Thursday, September 5, 2019

Shopping Buggy Corrals Make Me Think of Kant


Sometimes it's the littlest of little things that can make me wonder what's wrong with folks.  As in, whoever returned that second buggy in such  way as to block the whole corral.  Yes, no big deal to pull it out and put it right but still . . . 

And then I began to remember Philosophy 101, my freshman year at Emory, and Kant's Categorical Imperative. 

Our professor, Dr. Gould, was something of a magician. Each week he introduced us to a new system--Humanism, Utilitarianism, Positivism, Existentialism, Pragmatism, to mention a few I kinda remember--and presented each so convincingly that I would leave the class thinking, Well, that makes sense. Now I know what I believe.

Till the next class, when I'd find myself convinced that some  new -ism, the opposite of what I'd embraced the last meeting, was It.

About this time is when I was enamoured of Atlas Shrugged and I actually wrote my mid-term paper on Rand's personal philosophy Objectivism.  Dr. Gould met with me in his office and proceeded to demolish all Rand's talking points. He was appalled that I'd fallen for this system of belief. "But where's the compassion?" he shouted. "There has to be room for compassion."

So, I got over Ayn Rand halfway through my freshman year. Thank goodness.  That was just one of three enduring lessons from that class.
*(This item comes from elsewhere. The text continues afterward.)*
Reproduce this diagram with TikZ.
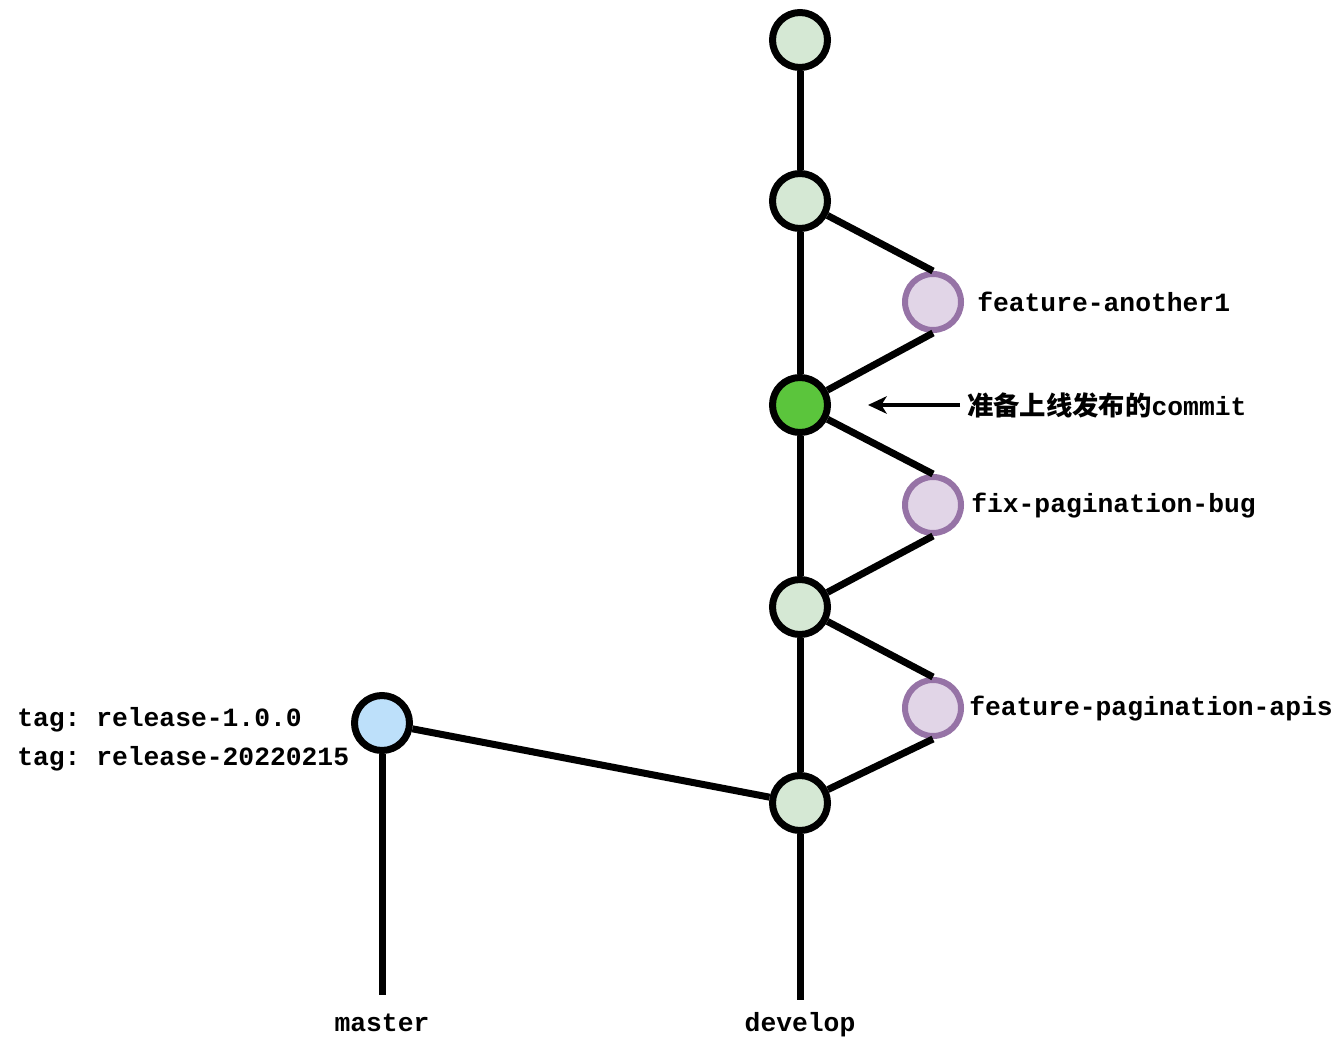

A second lesson was Kant's Categorical Imperative, the first formulation of which was: "Always act so that you may also wish that the maxim of your action become a universal law."
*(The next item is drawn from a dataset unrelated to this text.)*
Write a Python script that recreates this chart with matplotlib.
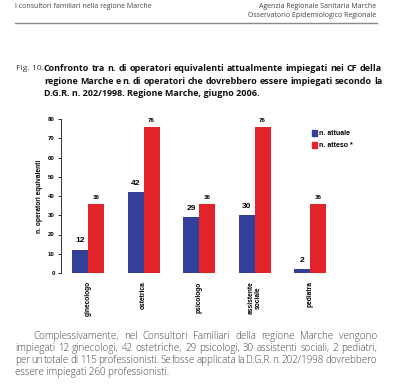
import matplotlib
matplotlib.use("Agg")
import matplotlib.pyplot as plt
from matplotlib.patches import Patch
import numpy as np

categories = ["ginecologo", "ostetrica", "psicologo", "assistente\nsociale", "pediatra"]
attuale = [12, 42, 29, 30, 2]
atteso = [36, 76, 36, 76, 36]
series_names = ["n. attuale", "n. atteso *"]
yticks = [0, 10, 20, 30, 40, 50, 60, 70, 80]

header_left = "I consultori familiari nella regione Marche"
header_right = ["Agenzia Regionale Sanitaria Marche", "Osservatorio Epidemiologico Regionale"]
caption_lines = [
    "Confronto tra n. di operatori equivalenti attualmente impiegati nei CF della",
    "regione Marche e n. di operatori che dovrebbero essere impiegati secondo la",
    "D.G.R. n. 202/1998. Regione Marche, giugno 2006.",
]
body_lines = [
    "Complessivamente, nel Consultori Familiari della regione Marche vengono",
    "impiegati 12 ginecologi, 42 ostetriche, 29 psicologi, 30 assistenti sociali, 2 pediatri,",
    "per un totale di 115 professionisti. Se fosse applicata la D.G.R. n. 202/1998 dovrebbero",
    "essere impiegati 260 professionisti.",
]

W, H = 396, 386
fig = plt.figure(figsize=(W / 100, H / 100), dpi=100)
fig.patch.set_facecolor("white")

BLUE = "#33409a"
RED = "#e3232a"

def fx(px):
    return px / W

def fy(py):
    return 1 - py / H

renderer = fig.canvas.get_renderer()

def put_line(text, x0, x1, y, justify=True, **kw):
    if not justify:
        fig.text(fx(x0), fy(y), text, va="center", ha="left", **kw)
        return
    words = text.split(" ")
    objs = []
    widths = []
    for w in words:
        t = fig.text(0, fy(y), w, va="center", ha="left", **kw)
        bb = t.get_window_extent(renderer=renderer)
        objs.append(t)
        widths.append(bb.width)
    total = sum(widths)
    gap = max((x1 - x0 - total) / (len(words) - 1), 1.2)
    x = x0
    for t, wd in zip(objs, widths):
        t.set_x(fx(x))
        x += wd + gap

# header
hdr_kw = dict(fontsize=5.0, color="#444444", family="Open Sans")
fig.text(fx(15), fy(6.5), header_left, va="center", ha="left", **hdr_kw)
fig.text(fx(376), fy(6.5), header_right[0], va="center", ha="right", **hdr_kw)
fig.text(fx(376), fy(15.5), header_right[1], va="center", ha="right", **hdr_kw)
fig.add_artist(plt.Line2D([fx(15), fx(377)], [fy(23), fy(23)], color="#8a8a8a", lw=1.0))

# caption
cap_kw = dict(fontsize=6.45, color="#111111", family="Open Sans", fontweight="bold")
fig.text(fx(15.5), fy(68.5), "Fig. 10.", va="center", ha="left", fontsize=6.1,
         color="#333333", family="Open Sans")
put_line(caption_lines[0], 44, 382, 68.5, True, **cap_kw)
put_line(caption_lines[1], 44, 382, 81, True, **cap_kw)
put_line(caption_lines[2], 44, 382, 93, False, **cap_kw)

# body
body_kw = dict(fontsize=7.0, color="#444444", family="Open Sans", fontweight="light")
put_line(body_lines[0], 33, 377, 336.5, True, **body_kw)
put_line(body_lines[1], 15, 377, 348.5, True, **body_kw)
put_line(body_lines[2], 15, 377, 360.5, True, **body_kw)
put_line(body_lines[3], 15, 377, 372.5, False, **body_kw)

# chart
ax = fig.add_axes([fx(61), fy(273), fx(338) - fx(61), fy(119) - fy(273)])
x = np.arange(len(categories))
bw = 0.285
ax.bar(x - bw / 2, attuale, bw, color=BLUE, label=series_names[0])
ax.bar(x + bw / 2, atteso, bw, color=RED, label=series_names[1])
ax.set_ylim(0, 80)
ax.set_xlim(-0.49, 4.5)
ax.set_yticks(yticks)
ax.set_yticklabels([str(v) for v in yticks], fontsize=4.3, fontweight="bold",
                   family="Liberation Sans")
ax.set_xticks(x)
ax.set_xticklabels(categories, rotation=90, fontsize=4.8, fontweight="bold",
                   family="Liberation Sans", va="top", ha="center", linespacing=0.9)
ax.tick_params(axis="x", length=0, pad=6)
ax.tick_params(axis="y", length=2.5, width=0.7, pad=2, color="#333333")
for s in ["top", "right", "bottom"]:
    ax.spines[s].set_visible(False)
ax.spines["left"].set_linewidth(0.7)
ax.spines["left"].set_color("#333333")
ax.set_ylabel("n. operatori equivalenti", fontsize=4.8, fontweight="bold",
              family="Liberation Sans", labelpad=6)
ax.yaxis.set_label_coords(-0.065, 0.5)

for xi, v in zip(x, attuale):
    ax.annotate(str(v), (xi - bw / 2, v), xytext=(0, 4), textcoords="offset points",
                ha="center", va="bottom", fontsize=6.0, fontweight="bold",
                family="Liberation Sans")
for xi, v in zip(x, atteso):
    ax.annotate(str(v), (xi + bw / 2, v), xytext=(0, 2.5), textcoords="offset points",
                ha="center", va="bottom", fontsize=4.4, fontweight="bold",
                family="Liberation Sans")

ax.legend(handles=[Patch(color=BLUE), Patch(color=RED)], labels=series_names,
          loc="upper left", bbox_to_anchor=(fx(312), fy(130)), bbox_transform=fig.transFigure,
          frameon=False, prop={"family": "Liberation Sans", "weight": "bold", "size": 5},
          handlelength=0.75, handleheight=0.9, handletextpad=0.3, labelspacing=0.7,
          borderaxespad=0, borderpad=0)

fig.savefig("out.png", dpi=100, facecolor="white")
In other words, maybe not putting your shopping buggy in the corral properly is no big deal. But what if nobody did?  

Chaos in the parking lot.

The third lesson I learned was a deep mistrust of my own ability to hew to a prescribed belief system. With this came a new found appreciation for Zen Buddhism. Not, I hasten to say, that I thought I might become a Buddhist. Just a pleasure in the paradoxical koans and the escape from logical thinking.
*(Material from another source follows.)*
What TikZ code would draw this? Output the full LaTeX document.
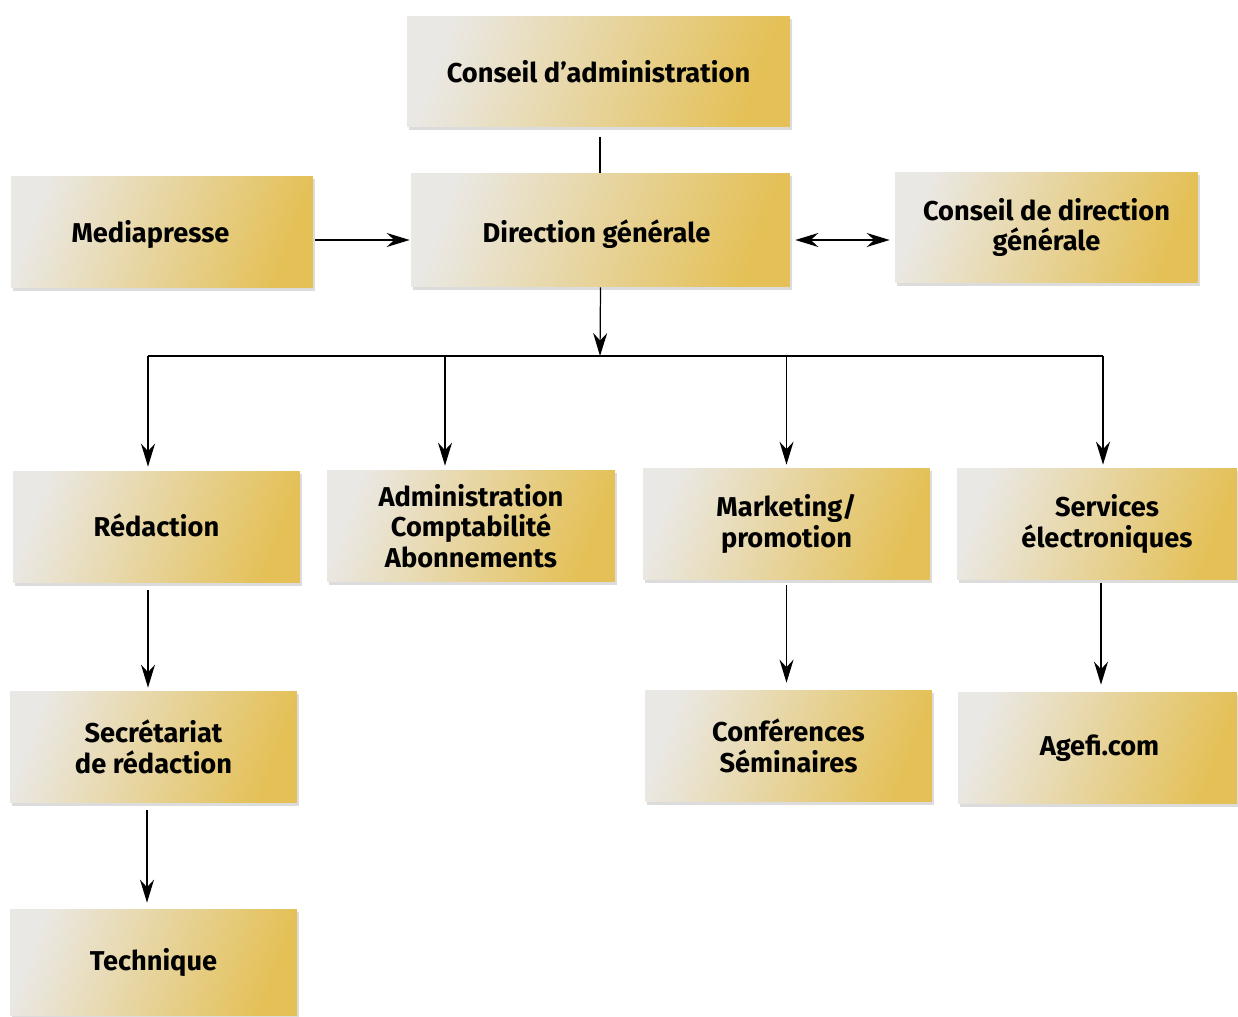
\documentclass[tikz,border=0pt]{standalone}
\usepackage{fontspec}
\setsansfont{Fira Sans}
\usetikzlibrary{arrows.meta,shadows}
\definecolor{boxlight}{RGB}{234,232,228}
\definecolor{boxmid}{RGB}{236,222,168}
\definecolor{boxgold}{RGB}{228,192,86}
\tikzset{
  box/.style={rectangle, inner sep=0pt, align=center,
    left color=boxlight, middle color=boxmid, right color=boxgold, shading angle=70,
    minimum height=2.24cm,
    font=\sffamily\bfseries\fontsize{15.5}{17.5}\selectfont,
    drop shadow={opacity=0.28, shadow xshift=0.04cm, shadow yshift=-0.06cm}},
  conn/.style={draw=black, line width=0.7pt},
  tip/.tip={Stealth[length=0.46cm, width=0.28cm, inset=0.15cm]},
  arr/.style={conn, -tip},
  darr/.style={conn, tip-tip}
}
\begin{document}
\begin{tikzpicture}[x=0.02cm, y=-0.02cm]
\useasboundingbox (0,0) rectangle (1238,1017);
\node[box, minimum width=7.66cm, minimum height=2.22cm] (ca) at (598.5,71.5) {Conseil d’administration};
\node[box, minimum width=6.04cm] (mp) at (162,232) {\raisebox{-0.04cm}[\height][\depth]{Mediapresse}\hspace*{0.46cm}};
\node[box, minimum width=7.58cm, minimum height=2.28cm] (dg) at (600.5,230) {\raisebox{-0.08cm}[\height][\depth]{Direction générale}\hspace*{0.16cm}};
\node[box, minimum width=6.06cm, minimum height=2.22cm] (cdg) at (1046.5,227.5) {Conseil de direction\\générale};
\node[box, minimum width=5.74cm] (red) at (156.5,527) {\raisebox{0.04cm}[\height][\depth]{Rédaction}};
\node[box, minimum width=5.76cm] (adm) at (471,526) {Administration\\Comptabilité\\Abonnements};
\node[box, minimum width=5.74cm] (mkt) at (786.5,524) {Marketing/\\promotion};
\node[box, minimum width=5.6cm] (svc) at (1097,524) {\hspace*{0.4cm}Services\\\hspace*{0.4cm}électroniques};
\node[box, minimum width=5.74cm] (sec) at (153.5,747) {Secrétariat\\de rédaction};
\node[box, minimum width=5.74cm] (conf) at (788.5,746) {Conférences\\Séminaires};
\node[box, minimum width=5.58cm] (age) at (1097.5,748) {\hspace*{0.08cm}Agefi.com};
\node[box, minimum width=5.74cm, minimum height=2.14cm] (tech) at (153.5,962.5) {Technique};

\coordinate (bus) at (600,356);
\coordinate (busL) at (148,356);
\coordinate (busR) at (1103,356);

\draw[conn] ([xshift=0.03cm, yshift=-0.2cm]ca.south) -- ([xshift=0.03cm]ca.south |- dg.north);
\draw[arr] ([xshift=0.04cm, yshift=-0.16cm]mp.east) -- ([xshift=-0.02cm, yshift=-0.16cm]mp.east -| dg.west);
\draw[darr] ([xshift=0.1cm, yshift=-0.2cm]dg.east) -- ([xshift=-0.1cm, yshift=-0.2cm]dg.east -| cdg.west);
\draw[arr] (dg.south) -- (bus);
\draw[conn] (busL) -- (busR);
\draw[arr] (busL) -- ([yshift=0.08cm]busL |- red.north);
\draw[arr] (busL -| adm.north) ++(-26,0) coordinate (b2) -- ([yshift=0.08cm]b2 |- adm.north);
\draw[arr] (busL -| mkt.north) -- ([yshift=0.06cm]mkt.north);
\draw[arr] (busR) -- ([yshift=0.06cm]busR |- svc.north);
\draw[arr] ([xshift=-0.17cm, yshift=-0.14cm]red.south) -- ([xshift=-0.17cm, yshift=0.06cm]red.south |- sec.north);
\draw[arr] ([yshift=-0.1cm]mkt.south) -- ([yshift=0.14cm]mkt.south |- conf.north);
\draw[arr] ([xshift=0.08cm, yshift=-0.06cm]svc.south) -- ([xshift=0.08cm, yshift=0.14cm]svc.south |- age.north);
\draw[arr] ([xshift=-0.13cm, yshift=-0.14cm]sec.south) -- ([xshift=-0.13cm, yshift=0.12cm]sec.south |- tech.north);
\end{tikzpicture}
\end{document}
What is the sound of one hand clapping?

Or perhaps What does a shopping buggy say? 

I'm guessing there are some Objectivists on the loose. They're in our government. . . and they're in this parking lot.


5 comments:

Anonymous said...

Whenever I put my shopping cart in the corral, I straighten out all of them, in the two separate sizes. It's just my way of ending a bit of the chaos in the world.
Deana the Queena

NCmountainwoman said...

Brings to mind just how easily our college minds can be molded. We thought we were so smart and had great insight into solving the problems of the world. We thought college really enlightened us. I still remember the remarks on my first English paper, comparing high school class to large college lecture rooms. I thought it was great and the professor wrote, "It might be well to keep in mind that a college classroom is not a Y-teen meeting. Your theory is as full of holes as a prize swiss cheese."

Anonymous said...

The current administration doesn't at all reflect the principles of Objectivism, and neither does an errant shopping cart. The compassion in Atlas Shrugged is in Dagny's treatment of Cheryl, in Rearden's treatment of the Wet Nurse--there are more examples. Why do I see those things and you don't? Our culture provides us with a set of thought boxes in which to categorize things. Your teacher transmitted those to you, but the set you're using led you to misconstrue Rand's ideas. The categories you learned are our culture's accepted conceptualizion of the world. One of Rand's most important ideas is that there is a basis in reality for standards of right and wrong in conceptualization. You can do it wrong, and if you do, you won't understand the world as well as you might. To double-check your understanding of Atlas Shrugged, consider re-reading it with the guidance of the "Atlas Project". That's a series of seminars on chapters of the novel, which can be found at the Ayn Rand Institute channel on Youtube.

Vicki Lane said...

Thanks for this thoughtful response, Anonymous (Alaine?) As I said, it's been a long, long time since I read AS and I certainly am not qualified to argue your points.

Anvilcloud said...

I don't have too many pet peeves (can you by definition have more than one?) but this is one of them. I seem to feel obliged to straighten the coral out at least a little bit almost every time.